──────── Supplied information ────────

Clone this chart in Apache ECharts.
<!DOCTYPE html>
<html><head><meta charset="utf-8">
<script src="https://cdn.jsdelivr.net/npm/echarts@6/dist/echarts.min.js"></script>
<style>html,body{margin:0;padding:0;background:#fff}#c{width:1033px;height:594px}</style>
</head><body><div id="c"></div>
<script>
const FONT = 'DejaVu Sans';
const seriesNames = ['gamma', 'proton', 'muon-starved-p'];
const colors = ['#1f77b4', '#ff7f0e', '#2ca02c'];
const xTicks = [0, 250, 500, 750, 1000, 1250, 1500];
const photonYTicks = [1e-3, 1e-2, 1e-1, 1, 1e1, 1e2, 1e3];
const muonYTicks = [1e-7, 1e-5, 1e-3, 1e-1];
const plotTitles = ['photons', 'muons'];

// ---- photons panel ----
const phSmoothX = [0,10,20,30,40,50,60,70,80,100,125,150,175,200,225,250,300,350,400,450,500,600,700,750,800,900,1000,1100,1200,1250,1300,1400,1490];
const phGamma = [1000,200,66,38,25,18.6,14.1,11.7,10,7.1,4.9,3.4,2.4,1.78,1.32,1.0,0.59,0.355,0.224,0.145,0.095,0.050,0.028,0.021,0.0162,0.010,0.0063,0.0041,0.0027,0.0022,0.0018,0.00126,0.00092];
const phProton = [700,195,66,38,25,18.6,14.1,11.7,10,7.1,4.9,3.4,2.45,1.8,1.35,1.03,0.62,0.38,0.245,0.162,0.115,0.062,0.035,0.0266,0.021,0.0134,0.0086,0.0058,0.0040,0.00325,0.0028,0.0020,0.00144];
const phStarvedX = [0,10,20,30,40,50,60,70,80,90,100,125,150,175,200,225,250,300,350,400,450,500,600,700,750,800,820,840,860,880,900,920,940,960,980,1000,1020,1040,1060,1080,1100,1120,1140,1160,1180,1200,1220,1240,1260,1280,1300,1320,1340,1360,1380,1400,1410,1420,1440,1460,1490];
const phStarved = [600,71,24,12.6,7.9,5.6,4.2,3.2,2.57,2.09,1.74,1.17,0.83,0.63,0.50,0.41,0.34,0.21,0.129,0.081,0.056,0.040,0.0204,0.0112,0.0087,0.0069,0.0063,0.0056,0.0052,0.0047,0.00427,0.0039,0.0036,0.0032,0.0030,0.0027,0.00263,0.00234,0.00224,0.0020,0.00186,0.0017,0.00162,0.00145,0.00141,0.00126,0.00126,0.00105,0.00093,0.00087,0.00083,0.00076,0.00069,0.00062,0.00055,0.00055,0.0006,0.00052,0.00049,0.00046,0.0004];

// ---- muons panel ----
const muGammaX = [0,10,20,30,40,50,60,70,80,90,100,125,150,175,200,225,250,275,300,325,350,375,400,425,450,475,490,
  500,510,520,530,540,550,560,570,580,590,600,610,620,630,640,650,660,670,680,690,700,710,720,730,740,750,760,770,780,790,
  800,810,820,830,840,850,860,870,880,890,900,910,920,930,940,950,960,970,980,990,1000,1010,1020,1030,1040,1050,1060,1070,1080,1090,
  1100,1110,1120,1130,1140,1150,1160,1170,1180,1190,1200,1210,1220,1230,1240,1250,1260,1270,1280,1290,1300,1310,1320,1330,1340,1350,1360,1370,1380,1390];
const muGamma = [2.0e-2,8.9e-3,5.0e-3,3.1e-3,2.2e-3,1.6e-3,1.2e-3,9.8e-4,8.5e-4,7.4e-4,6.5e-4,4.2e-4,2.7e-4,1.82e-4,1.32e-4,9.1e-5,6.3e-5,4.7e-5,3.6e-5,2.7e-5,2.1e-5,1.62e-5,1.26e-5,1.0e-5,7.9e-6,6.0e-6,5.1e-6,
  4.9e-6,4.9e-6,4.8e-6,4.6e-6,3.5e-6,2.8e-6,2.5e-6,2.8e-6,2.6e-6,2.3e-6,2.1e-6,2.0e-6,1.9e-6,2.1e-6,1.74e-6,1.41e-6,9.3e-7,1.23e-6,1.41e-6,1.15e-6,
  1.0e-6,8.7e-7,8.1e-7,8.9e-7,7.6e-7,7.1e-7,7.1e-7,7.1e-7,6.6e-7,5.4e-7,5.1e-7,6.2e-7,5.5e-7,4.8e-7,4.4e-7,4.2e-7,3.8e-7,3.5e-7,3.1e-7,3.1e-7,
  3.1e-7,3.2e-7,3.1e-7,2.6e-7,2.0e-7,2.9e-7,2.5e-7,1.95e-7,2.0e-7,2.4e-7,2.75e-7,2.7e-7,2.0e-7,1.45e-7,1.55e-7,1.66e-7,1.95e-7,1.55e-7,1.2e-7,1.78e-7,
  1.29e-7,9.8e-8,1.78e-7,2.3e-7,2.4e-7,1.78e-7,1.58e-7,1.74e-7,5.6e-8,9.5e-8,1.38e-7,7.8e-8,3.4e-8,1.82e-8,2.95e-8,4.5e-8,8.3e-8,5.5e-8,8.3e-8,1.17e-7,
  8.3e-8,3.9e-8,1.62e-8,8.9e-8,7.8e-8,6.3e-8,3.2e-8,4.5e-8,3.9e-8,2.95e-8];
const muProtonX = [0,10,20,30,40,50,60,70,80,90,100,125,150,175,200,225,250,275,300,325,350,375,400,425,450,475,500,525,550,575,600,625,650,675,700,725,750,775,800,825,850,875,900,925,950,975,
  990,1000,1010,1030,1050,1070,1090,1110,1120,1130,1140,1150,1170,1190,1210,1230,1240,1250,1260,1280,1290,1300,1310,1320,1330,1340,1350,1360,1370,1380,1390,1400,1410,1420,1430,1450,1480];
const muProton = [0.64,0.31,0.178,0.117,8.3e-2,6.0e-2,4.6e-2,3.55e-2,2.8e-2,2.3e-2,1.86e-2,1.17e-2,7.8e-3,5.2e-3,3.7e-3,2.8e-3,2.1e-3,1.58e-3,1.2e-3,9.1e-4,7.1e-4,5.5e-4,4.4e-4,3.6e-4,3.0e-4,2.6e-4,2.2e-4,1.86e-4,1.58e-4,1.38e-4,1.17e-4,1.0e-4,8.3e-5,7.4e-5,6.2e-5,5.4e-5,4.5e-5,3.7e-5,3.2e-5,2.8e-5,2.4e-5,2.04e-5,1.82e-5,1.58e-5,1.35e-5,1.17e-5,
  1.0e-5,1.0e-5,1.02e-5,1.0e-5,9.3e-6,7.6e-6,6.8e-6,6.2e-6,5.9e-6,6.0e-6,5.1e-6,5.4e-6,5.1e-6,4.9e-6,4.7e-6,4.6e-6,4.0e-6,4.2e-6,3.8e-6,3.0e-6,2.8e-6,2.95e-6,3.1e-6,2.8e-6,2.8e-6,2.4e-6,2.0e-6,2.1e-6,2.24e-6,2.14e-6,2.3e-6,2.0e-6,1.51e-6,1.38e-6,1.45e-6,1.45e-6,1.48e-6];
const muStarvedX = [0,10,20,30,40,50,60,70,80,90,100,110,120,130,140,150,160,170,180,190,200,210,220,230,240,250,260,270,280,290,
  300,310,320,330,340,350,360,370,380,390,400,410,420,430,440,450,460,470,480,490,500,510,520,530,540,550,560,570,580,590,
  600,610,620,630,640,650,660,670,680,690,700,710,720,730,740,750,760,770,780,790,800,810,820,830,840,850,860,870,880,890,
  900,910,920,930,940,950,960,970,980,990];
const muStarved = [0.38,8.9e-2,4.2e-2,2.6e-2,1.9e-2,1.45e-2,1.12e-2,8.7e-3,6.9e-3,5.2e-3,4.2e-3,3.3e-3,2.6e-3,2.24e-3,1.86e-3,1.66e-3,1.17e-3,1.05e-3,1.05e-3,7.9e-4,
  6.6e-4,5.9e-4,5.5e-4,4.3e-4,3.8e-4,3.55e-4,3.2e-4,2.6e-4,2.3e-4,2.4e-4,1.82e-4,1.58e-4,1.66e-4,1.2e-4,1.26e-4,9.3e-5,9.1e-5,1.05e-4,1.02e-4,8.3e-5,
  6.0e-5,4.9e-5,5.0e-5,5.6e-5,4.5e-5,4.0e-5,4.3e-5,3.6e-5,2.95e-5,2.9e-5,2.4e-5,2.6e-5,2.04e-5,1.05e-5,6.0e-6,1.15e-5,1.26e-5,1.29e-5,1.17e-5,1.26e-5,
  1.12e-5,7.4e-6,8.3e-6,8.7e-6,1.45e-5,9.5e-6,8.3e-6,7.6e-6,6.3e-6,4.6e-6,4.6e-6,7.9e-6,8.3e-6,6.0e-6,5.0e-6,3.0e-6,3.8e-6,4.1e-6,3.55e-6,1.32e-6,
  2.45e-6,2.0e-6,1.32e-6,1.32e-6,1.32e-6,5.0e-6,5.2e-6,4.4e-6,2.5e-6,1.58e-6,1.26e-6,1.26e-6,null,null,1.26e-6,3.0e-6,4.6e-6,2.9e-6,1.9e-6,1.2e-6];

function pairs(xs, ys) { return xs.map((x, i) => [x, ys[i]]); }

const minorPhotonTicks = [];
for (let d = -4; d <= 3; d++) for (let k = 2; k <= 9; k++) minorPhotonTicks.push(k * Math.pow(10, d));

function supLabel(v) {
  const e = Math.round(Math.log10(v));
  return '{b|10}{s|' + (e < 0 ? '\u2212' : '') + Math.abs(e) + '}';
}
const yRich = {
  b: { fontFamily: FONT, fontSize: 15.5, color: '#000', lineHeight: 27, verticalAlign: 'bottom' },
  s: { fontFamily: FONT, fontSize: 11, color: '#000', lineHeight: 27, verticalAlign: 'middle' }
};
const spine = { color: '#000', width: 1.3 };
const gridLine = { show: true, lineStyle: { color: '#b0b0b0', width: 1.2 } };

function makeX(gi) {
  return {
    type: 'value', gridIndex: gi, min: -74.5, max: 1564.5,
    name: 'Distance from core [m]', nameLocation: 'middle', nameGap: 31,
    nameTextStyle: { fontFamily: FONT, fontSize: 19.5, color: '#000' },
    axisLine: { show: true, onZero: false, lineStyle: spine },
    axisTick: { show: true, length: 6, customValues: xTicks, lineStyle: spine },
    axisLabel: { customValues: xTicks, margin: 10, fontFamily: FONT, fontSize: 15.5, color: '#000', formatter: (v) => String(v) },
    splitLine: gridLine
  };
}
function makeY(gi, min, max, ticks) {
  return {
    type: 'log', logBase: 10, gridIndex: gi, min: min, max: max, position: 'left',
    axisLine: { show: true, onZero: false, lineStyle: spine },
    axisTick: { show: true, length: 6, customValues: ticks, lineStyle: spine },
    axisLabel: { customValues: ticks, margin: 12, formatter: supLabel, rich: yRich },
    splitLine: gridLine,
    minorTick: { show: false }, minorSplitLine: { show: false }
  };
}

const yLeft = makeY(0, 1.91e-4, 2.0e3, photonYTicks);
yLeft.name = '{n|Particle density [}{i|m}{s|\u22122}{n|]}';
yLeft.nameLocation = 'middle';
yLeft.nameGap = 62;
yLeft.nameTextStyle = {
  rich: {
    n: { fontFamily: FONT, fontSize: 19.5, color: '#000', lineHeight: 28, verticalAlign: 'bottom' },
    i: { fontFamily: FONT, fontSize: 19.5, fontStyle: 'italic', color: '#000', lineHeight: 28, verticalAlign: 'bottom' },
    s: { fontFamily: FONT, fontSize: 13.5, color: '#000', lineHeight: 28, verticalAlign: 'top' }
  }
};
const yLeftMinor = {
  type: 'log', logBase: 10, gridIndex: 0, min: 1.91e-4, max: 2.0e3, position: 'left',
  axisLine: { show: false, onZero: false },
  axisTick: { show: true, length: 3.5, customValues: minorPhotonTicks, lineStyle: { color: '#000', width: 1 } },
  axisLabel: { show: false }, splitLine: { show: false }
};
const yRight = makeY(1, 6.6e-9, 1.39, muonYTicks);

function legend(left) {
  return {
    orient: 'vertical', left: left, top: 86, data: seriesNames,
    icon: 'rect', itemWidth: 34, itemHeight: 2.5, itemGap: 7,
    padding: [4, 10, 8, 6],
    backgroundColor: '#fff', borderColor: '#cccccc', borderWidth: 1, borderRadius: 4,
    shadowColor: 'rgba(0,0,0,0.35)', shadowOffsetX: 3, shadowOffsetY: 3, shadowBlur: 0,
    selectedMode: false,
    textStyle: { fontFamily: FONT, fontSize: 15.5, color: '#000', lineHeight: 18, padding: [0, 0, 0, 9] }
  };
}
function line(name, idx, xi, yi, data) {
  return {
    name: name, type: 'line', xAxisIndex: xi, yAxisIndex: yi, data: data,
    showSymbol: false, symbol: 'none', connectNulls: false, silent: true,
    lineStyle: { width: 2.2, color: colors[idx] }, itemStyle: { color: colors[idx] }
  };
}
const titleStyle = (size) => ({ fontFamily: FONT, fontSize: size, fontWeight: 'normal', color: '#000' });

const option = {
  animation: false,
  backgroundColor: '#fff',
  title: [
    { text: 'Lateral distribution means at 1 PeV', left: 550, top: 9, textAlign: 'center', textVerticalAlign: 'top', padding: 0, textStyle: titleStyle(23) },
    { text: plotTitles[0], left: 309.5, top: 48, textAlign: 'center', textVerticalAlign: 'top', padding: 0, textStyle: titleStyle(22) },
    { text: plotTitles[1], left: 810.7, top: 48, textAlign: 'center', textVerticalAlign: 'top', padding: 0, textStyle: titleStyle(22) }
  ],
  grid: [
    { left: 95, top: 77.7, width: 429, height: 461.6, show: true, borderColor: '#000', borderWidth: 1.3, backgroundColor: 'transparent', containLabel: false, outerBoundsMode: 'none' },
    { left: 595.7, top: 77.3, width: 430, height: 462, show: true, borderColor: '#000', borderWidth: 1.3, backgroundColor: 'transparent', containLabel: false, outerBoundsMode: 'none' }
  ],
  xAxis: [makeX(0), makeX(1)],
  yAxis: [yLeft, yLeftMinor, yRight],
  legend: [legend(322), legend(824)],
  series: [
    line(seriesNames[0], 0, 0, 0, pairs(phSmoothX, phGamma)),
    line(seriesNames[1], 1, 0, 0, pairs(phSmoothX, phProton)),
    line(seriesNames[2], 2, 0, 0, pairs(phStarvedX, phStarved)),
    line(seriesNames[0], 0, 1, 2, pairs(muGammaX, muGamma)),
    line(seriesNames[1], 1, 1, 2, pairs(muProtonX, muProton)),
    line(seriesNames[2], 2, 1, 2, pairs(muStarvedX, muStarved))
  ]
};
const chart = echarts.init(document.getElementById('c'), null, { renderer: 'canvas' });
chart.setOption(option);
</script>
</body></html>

────────

Return only the lines from the beginning of the material up to and including the line with "const plotTitles = ['photons', 'muons'];", exactly as written.

Response:
Clone this chart in Apache ECharts.
<!DOCTYPE html>
<html><head><meta charset="utf-8">
<script src="https://cdn.jsdelivr.net/npm/echarts@6/dist/echarts.min.js"></script>
<style>html,body{margin:0;padding:0;background:#fff}#c{width:1033px;height:594px}</style>
</head><body><div id="c"></div>
<script>
const FONT = 'DejaVu Sans';
const seriesNames = ['gamma', 'proton', 'muon-starved-p'];
const colors = ['#1f77b4', '#ff7f0e', '#2ca02c'];
const xTicks = [0, 250, 500, 750, 1000, 1250, 1500];
const photonYTicks = [1e-3, 1e-2, 1e-1, 1, 1e1, 1e2, 1e3];
const muonYTicks = [1e-7, 1e-5, 1e-3, 1e-1];
const plotTitles = ['photons', 'muons'];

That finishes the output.